Wednesday, August 4, 2010

Day 001

I should start by saying that I'm not actually in a prison. For reasons that will be explained in excruciating, redundant detail over the course of this blog, I am stuck in a very small town away from nearly everything I love, want, and admire. The quickest I can get out of here is a year from now. I am counting down the days until August 4th, 2011. I've already been here about two months and since then my demeanor has drastically changed for the worse. I am constantly in a state of restlessness, anger, sadness, irritation, or a combination thereof. It's a pretty shitty way to be all the time, and that's why I've started this blog. Hopefully, getting some of it out will alleviate the pressure of not having the life I want. Be prepared for whining, about this topic and others. Expect indignation, soap box and all. The complaints will be endless, the hope will be nearly unidentifiable.

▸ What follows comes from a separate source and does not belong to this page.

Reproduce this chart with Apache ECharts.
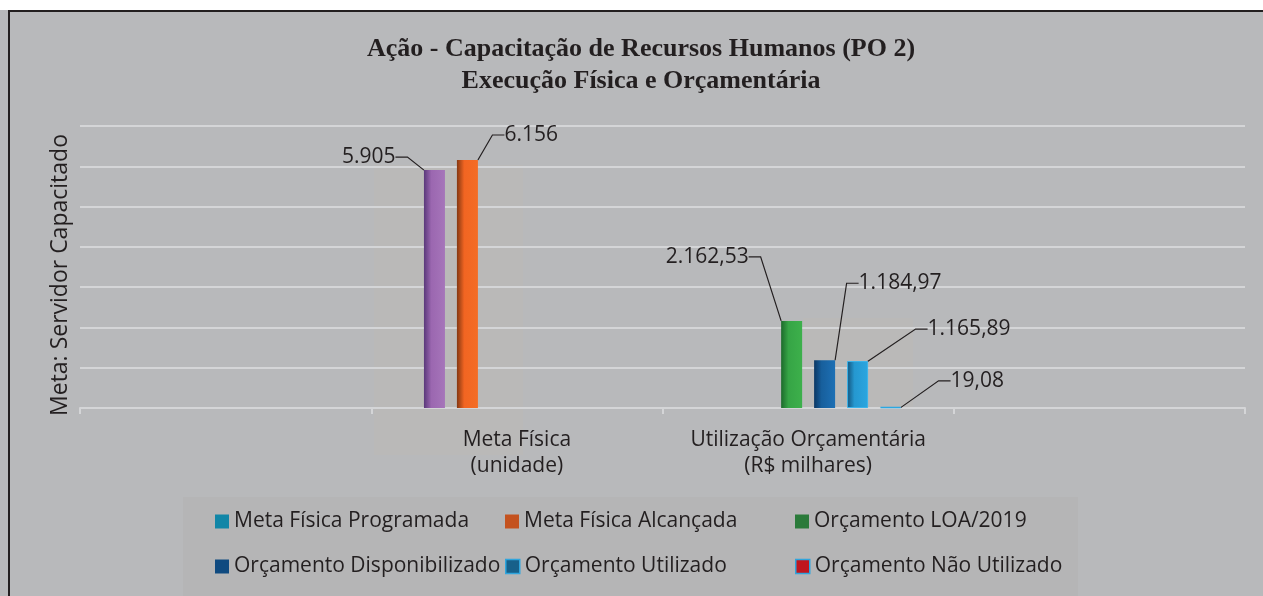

I am nine days away from turning 25. Thus far, I haven't accomplished anything in life. I'll try my best to change that in the next 25 years. I am neurotic and ridden with anxiety. I have 99 problems, and while a bitch ain't one, there are still those 99 problems. With any luck, I will pare the list down a bit during the next year. I have a significant other, but he lives far away with his productive life. I have a family, but the members geographically close to me are absolute nutters, and the members farthest away are the ones I wish on a daily basis were living with me. I live with my dad, whom I love dearly, and is my only solace here in prison.

I attend a community college, and will be fearfully applying to a university sometime in the next couple months for the autumn of 2011. My expectations are very low.